The adjustability between accuracy and savings was implemented with a single variable k, where k = 0 represents the maximum energy savings and k = 1 represents the maximum localization accuracy. For the assumed propagation environment included in the scenario, a compromise solution was found to be the coefficient k = 0.8. Under other conditions, one would need to precede the running of the ATPC algorithm with an analysis of the propagation environment. This was a resource- and time-consuming task. As a development opportunity, one could try to synthesize an algorithm for automatic coefficient selection based on the radio environment data collected by the sensors or use machine learning for this purpose.

The ATPC algorithm was implemented in the microcontroller, and its performance was tested using RF transceivers using LoRa technology. Based on actual measurements in the radio channel, with the use of a jammer, it was confirmed that the signal strength, i.e., the k-factor in the algorithm, affected the accuracy of the effector location in the RSSI method in a real radio channel.
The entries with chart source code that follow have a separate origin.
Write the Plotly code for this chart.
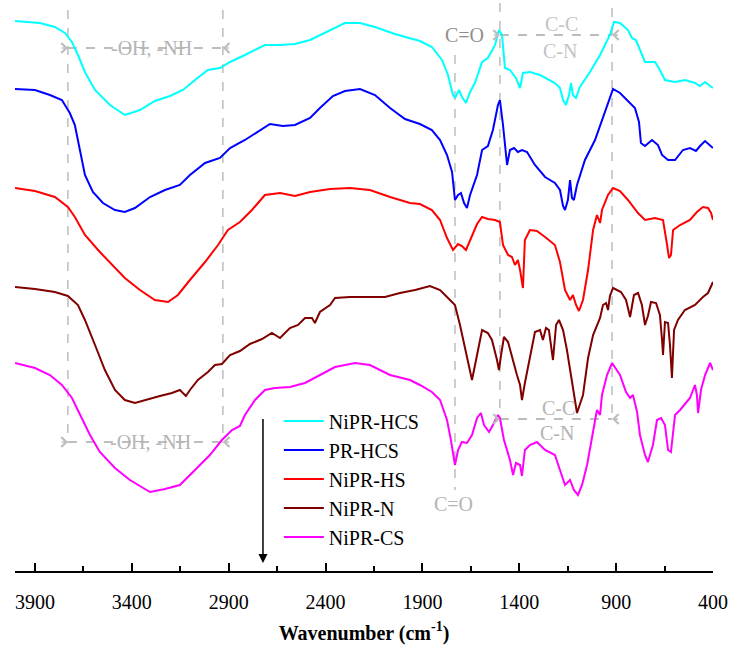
import plotly.graph_objects as go

# ---- data: wavenumber (cm-1) and stacked-offset intensity (a.u., inverted scale) ----
nipr_hcs_w = [4003,3874,3797,3745,3709,3678,3642,3590,3513,3436,3358,3281,3203,3136,3074,3007,2945,2893,2816,2713,2635,2558,2480,2403,2300,2222,2145,2042,1964,
              1913,1851,1799,1768,1742,1732,1711,1696,1675,1654,1629,1592,1562,1525,1505,1489,1474,1448,1417,1396,1381,1345,1293,1216,1190,1174,1159,1143,1133,1123,1107,1087,1035,983,932,911,880,839,818,798,777,751,699,674,648,596,545,493,467,441,415,400]
nipr_hcs_y = [21,23,27,33,42,55,72,90,105,115,110,101,96,90,80,70,68,62,55,45,45,44,40,33,23,23,27,34,38,
              41,47,60,75,95,98,90,97,103,92,83,62,58,45,30,35,68,70,78,88,73,72,75,83,88,100,105,95,83,95,98,87,72,55,35,22,23,30,38,40,50,62,62,70,80,82,80,83,86,82,86,88]

pr_hcs_w = [4003,3900,3823,3761,3720,3694,3668,3642,3601,3549,3487,3436,3384,3306,3229,3152,3100,3022,2945,2893,2816,2749,2687,2620,2558,2480,2429,2362,2300,2222,2145,2067,1990,1913,
            1851,1809,1773,1747,1732,1716,1701,1685,1670,1654,1618,1592,1562,1536,1510,1500,1484,1463,1448,1427,1407,1386,1360,1319,1267,1216,1190,1174,1164,1149,1138,1128,1118,1102,1061,1009,968,932,916,880,839,803,782,772,751,715,684,663,632,596,555,519,488,467,441,415,400]
pr_hcs_y = [89,90,95,100,113,125,150,175,192,203,210,212,208,197,190,185,175,163,158,148,140,132,124,126,125,118,108,96,91,89,95,108,119,124,
            130,140,155,172,200,195,193,203,208,195,175,150,146,130,105,100,125,165,150,148,152,150,152,165,177,183,190,206,210,200,180,198,200,185,160,140,117,97,89,93,101,108,122,143,146,140,145,155,160,160,150,148,151,146,141,146,148]

nipr_hs_w = [4003,3900,3797,3730,3694,3642,3565,3487,3436,3358,3281,3213,3162,3100,3022,2955,2904,2842,2780,2713,2635,2558,2480,2377,2274,2171,2067,1964,
             1913,1851,1809,1773,1742,1716,1696,1675,1654,1618,1592,1562,1525,1500,1484,1458,1438,1422,1407,1396,1381,1371,1345,1309,1267,1216,1190,1164,1138,1123,1107,1092,1071,1045,1019,999,983,973,942,916,880,839,787,751,699,658,637,627,617,606,570,519,483,452,426,410,400]
nipr_hs_y = [188,191,197,207,217,235,252,268,278,290,300,302,295,280,262,245,230,222,210,195,193,196,192,189,188,190,197,203,
             204,210,220,238,250,244,246,250,240,224,217,219,220,222,245,255,257,265,260,270,288,240,230,231,237,245,262,290,300,295,305,311,300,270,230,215,223,210,195,188,191,200,213,220,218,220,245,258,255,230,225,220,212,207,208,213,220]

nipr_n_w = [4003,3900,3797,3730,3678,3642,3590,3539,3487,3436,3384,3332,3255,3193,3152,3121,3100,3059,3007,2971,2935,2893,2842,2790,2728,2677,2635,2584,2542,2506,2470,2455,2429,2377,2351,2274,2171,2093,2016,1938,1861,
            1809,1773,1732,1706,1680,1654,1644,1618,1592,1562,1541,1515,1505,1494,1479,1458,1438,1412,1396,1386,1371,1345,1319,1293,1278,1262,1247,1226,1210,1195,1174,1154,1128,1102,1071,1045,1019,999,983,968,952,942,932,916,896,875,849,828,808,787,767,751,736,720,694,674,663,658,648,632,622,612,601,581,545,493,452,426,400]
nipr_n_y = [287,289,292,296,305,320,345,370,390,400,403,400,396,393,390,396,390,380,372,365,364,355,351,344,339,333,338,328,325,318,318,323,312,305,298,297,297,297,293,290,286,
            290,297,305,325,348,370,380,355,330,333,340,360,370,355,337,342,357,375,385,400,383,357,332,330,340,328,330,360,325,320,330,350,380,413,395,358,335,325,318,305,303,310,296,288,290,292,300,317,295,293,305,325,316,302,303,315,340,355,322,323,345,378,330,320,310,305,297,293,282]

nipr_cs_w = [4003,3900,3823,3761,3709,3668,3616,3565,3487,3410,3306,3229,3152,3074,2997,2935,2883,2842,2816,2764,2713,2661,2584,2506,2429,2351,2248,2171,2067,1964,
             1913,1851,1809,1773,1753,1732,1716,1696,1670,1644,1618,1598,1582,1556,1536,1510,1500,1479,1448,1432,1417,1396,1386,1371,1345,1309,1267,1216,1190,1164,1138,1118,1097,1076,1050,1019,999,983,973,947,921,880,849,828,813,792,777,751,736,710,689,668,648,632,617,596,570,519,493,483,477,462,441,415,400]
nipr_cs_y = [363,368,375,385,398,415,435,452,468,480,492,489,485,470,455,440,430,426,415,400,390,388,387,383,375,367,363,365,375,380,
             385,392,400,420,440,465,450,442,443,435,418,413,425,432,425,415,418,440,460,475,463,465,476,450,445,442,450,455,470,485,480,490,495,485,465,430,410,415,395,375,363,375,392,398,395,412,435,455,462,445,420,418,425,450,452,415,410,398,385,395,413,390,375,363,370]

series_names = ["NiPR-HCS", "PR-HCS", "NiPR-HS", "NiPR-N", "NiPR-CS"]
series_colors = ["#00ffff", "#0000ff", "#ff0000", "#800000", "#ff00ff"]
series_w = [nipr_hcs_w, pr_hcs_w, nipr_hs_w, nipr_n_w, nipr_cs_w]
series_y = [nipr_hcs_y, pr_hcs_y, nipr_hs_y, nipr_n_y, nipr_cs_y]

# band marker positions (cm-1) with vertical extents
band_lines = [(3730, 10, 443), (2930, 10, 443), (1732, 55, 490), (1500, 3, 417), (921, 8, 422)]
tick_vals = [3900, 3400, 2900, 2400, 1900, 1400, 900, 400]

FONT = "'Liberation Serif', 'Times New Roman', serif"
GRAY = "#b4b4b4"
DASH = "#bdbdbd"

fig = go.Figure()
for name, col, w, y in zip(series_names, series_colors, series_w, series_y):
    fig.add_trace(go.Scatter(x=w, y=y, mode="lines", name=name, legendgroup=name,
                             line=dict(color=col, width=2)))

for (wx, y0, y1) in band_lines:
    fig.add_shape(type="line", x0=wx, x1=wx, y0=y0, y1=y1, xref="x", yref="y",
                  line=dict(color=DASH, width=1.5, dash="dash"), layer="below")

# horizontal dashed range markers with open arrowheads at both ends
ranges = [(3730, 2930, 48), (3730, 2930, 442), (1500, 921, 35), (1500, 921, 419)]
for (a, b, yy) in ranges:
    fig.add_shape(type="line", x0=a, x1=b, y0=yy, y1=yy, xref="x", yref="y",
                  line=dict(color=DASH, width=2, dash="dash"), layer="below")
    fig.add_annotation(x=a, y=yy, ax=-10, ay=0, xref="x", yref="y",
                       text=" ", showarrow=True, arrowhead=4, arrowsize=1.3, arrowwidth=1.5, arrowcolor=DASH)
    fig.add_annotation(x=b, y=yy, ax=10, ay=0, xref="x", yref="y",
                       text=" ", showarrow=True, arrowhead=4, arrowsize=1.3, arrowwidth=1.5, arrowcolor=DASH)

labels = [("-OH, -NH", 3296, 48, GRAY), ("-OH, -NH", 3306, 442, GRAY),
          ("C=O", 1685, 35, "#8f8f8f"), ("C=O", 1737, 504, GRAY),
          ("C-C", 1180, 24, "#c4c4c4"), ("C-N", 1190, 51, "#c4c4c4"),
          ("C-C", 1200, 408, GRAY), ("C-N", 1205, 433, GRAY)]
for (t, xx, yy, c) in labels:
    fig.add_annotation(x=xx, y=yy, text=t, showarrow=False, xref="x", yref="y",
                       font=dict(family=FONT, size=20, color=c))

# black arrow
fig.add_annotation(x=2723, y=563, ax=2723, ay=407, xref="x", yref="y", axref="x", ayref="y",
                   text=" ", showarrow=True, arrowhead=2, arrowsize=1.2, arrowwidth=1.5, arrowcolor="black")

fig.update_layout(
    width=730, height=647,
    margin=dict(l=15, r=17, t=0, b=76),
    paper_bgcolor="white", plot_bgcolor="white",
    font=dict(family=FONT, color="black", size=19),
    showlegend=True,
    legend=dict(x=0.378, y=0.297, xanchor="left", yanchor="top", bgcolor="rgba(0,0,0,0)",
                font=dict(family=FONT, size=20, color="black"), itemwidth=40, tracegroupgap=0),
    xaxis=dict(range=[4003, 400], showgrid=False, zeroline=False,
               showline=True, linecolor="black", linewidth=1.5,
               ticks="inside", ticklen=8, tickwidth=1.5, tickcolor="black",
               tickvals=tick_vals, ticklabelstandoff=12,
               tickfont=dict(family=FONT, size=20, color="black"),
               minor=dict(ticks="inside", ticklen=5, tickwidth=1.5, tickcolor="black", dtick=250, tick0=400),
               title=dict(text="<b>Wavenumber (cm<sup>-1</sup>)</b>", font=dict(family=FONT, size=20), standoff=14)),
    yaxis=dict(range=[571, 0], visible=False, showgrid=False, zeroline=False),
)

fig.write_html("out.html")
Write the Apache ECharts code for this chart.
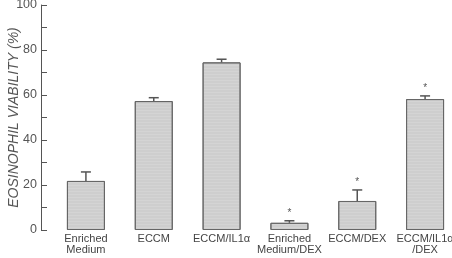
<!DOCTYPE html>
<html><head><meta charset="utf-8">
<script src="https://cdn.jsdelivr.net/npm/echarts@6/dist/echarts.min.js"></script>
<style>html,body{margin:0;padding:0;background:#fff}#c{width:452px;height:258px}</style>
</head><body><div id="c"></div>
<script>
const categories = ['Enriched\nMedium', 'ECCM', 'ECCM/IL1α', 'Enriched\nMedium/DEX', 'ECCM/DEX', 'ECCM/IL1α\n/DEX'];
const viability = [21.8, 57.3, 74.5, 3.2, 12.9, 58.2];
const errorUpper = [25.8, 58.8, 75.9, 4.1, 17.8, 59.6];
const significant = [false, false, false, true, true, true];
const yTicks = [0, 20, 40, 60, 80, 100];

const chart = echarts.init(document.getElementById('c'), null, {renderer: 'canvas'});
const font = 'Liberation Sans';
chart.setOption({
  animation: false,
  grid: {left: 52, right: -7, top: 5, bottom: 28, outerBoundsMode: 'none', containLabel: false},
  xAxis: {
    type: 'category', data: categories,
    axisLine: {show: false}, axisTick: {show: false},
    axisLabel: {color: '#444', fontFamily: font, fontSize: 11, lineHeight: 11.5, margin: 3, interval: 0}
  },
  yAxis: {
    type: 'value', min: 0, max: 100, interval: 10, offset: 11,
    axisLine: {show: true, lineStyle: {color: '#555', width: 1}},
    axisTick: {show: true, inside: true, length: 6, lineStyle: {color: '#555'}},
    splitLine: {show: false},
    axisLabel: {color: '#555', fontFamily: font, fontSize: 12.5, margin: 4,
      formatter: v => yTicks.includes(v) ? String(v) : ''},
    name: 'EOSINOPHIL VIABILITY (%)', nameLocation: 'middle', nameGap: 20, nameMoveOverlap: false,
    nameTextStyle: {color: '#555', fontFamily: font, fontSize: 14, fontStyle: 'italic'}
  },
  series: [
    {
      type: 'bar', data: viability, barWidth: 38,
      itemStyle: {color: '#d4d4d4', borderColor: '#666', borderWidth: 1,
        decal: {symbol: 'rect', symbolSize: 0.5, dashArrayX: [1, 0], dashArrayY: [2, 1], color: 'rgba(140,140,140,0.35)'}}
    },
    {
      type: 'custom',
      data: categories.map((c, i) => [i, viability[i], errorUpper[i], significant[i] ? 1 : 0]),
      encode: {x: 0, y: [1, 2]},
      z: 5,
      renderItem: (params, api) => {
        const x = api.value(0);
        const p0 = api.coord([x, api.value(1)]);
        const p1 = api.coord([x, api.value(2)]);
        const children = [
          {type: 'line', shape: {x1: p0[0], y1: p0[1], x2: p1[0], y2: p1[1]}, style: {stroke: '#555', lineWidth: 1.5}},
          {type: 'line', shape: {x1: p1[0] - 5, y1: p1[1], x2: p1[0] + 5, y2: p1[1]}, style: {stroke: '#555', lineWidth: 1.5}}
        ];
        if (api.value(3)) {
          children.push({type: 'text', style: {text: '*', x: p1[0], y: p1[1] - 3, align: 'center', verticalAlign: 'bottom', fill: '#555', font: '10px Liberation Sans'}});
        }
        return {type: 'group', children};
      }
    }
  ]
});
</script></body></html>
It should be remembered that the power of the transmitter was one of many factors that affected the accuracy of the localization using the RSSI method; others included multipath propagation, obstacles, walls (NLOS [27]), changing the angle of the radiation pattern or the height of the antenna (e.g., in sensors worn by people or animals), the very method of determining RSSI by the RF transceiver (or the appropriate moment of reading after autoregulation by the AGC circuit [34]), or even intentional interference with the radio band. Nevertheless, the presented algorithm can be used along with other distance-estimation error-leveling solutions [20,21,22,23,24,25,26,27,28,29,30], providing a compromise reduction in energy consumption with a small increase in the estimation error for LOS solutions [27].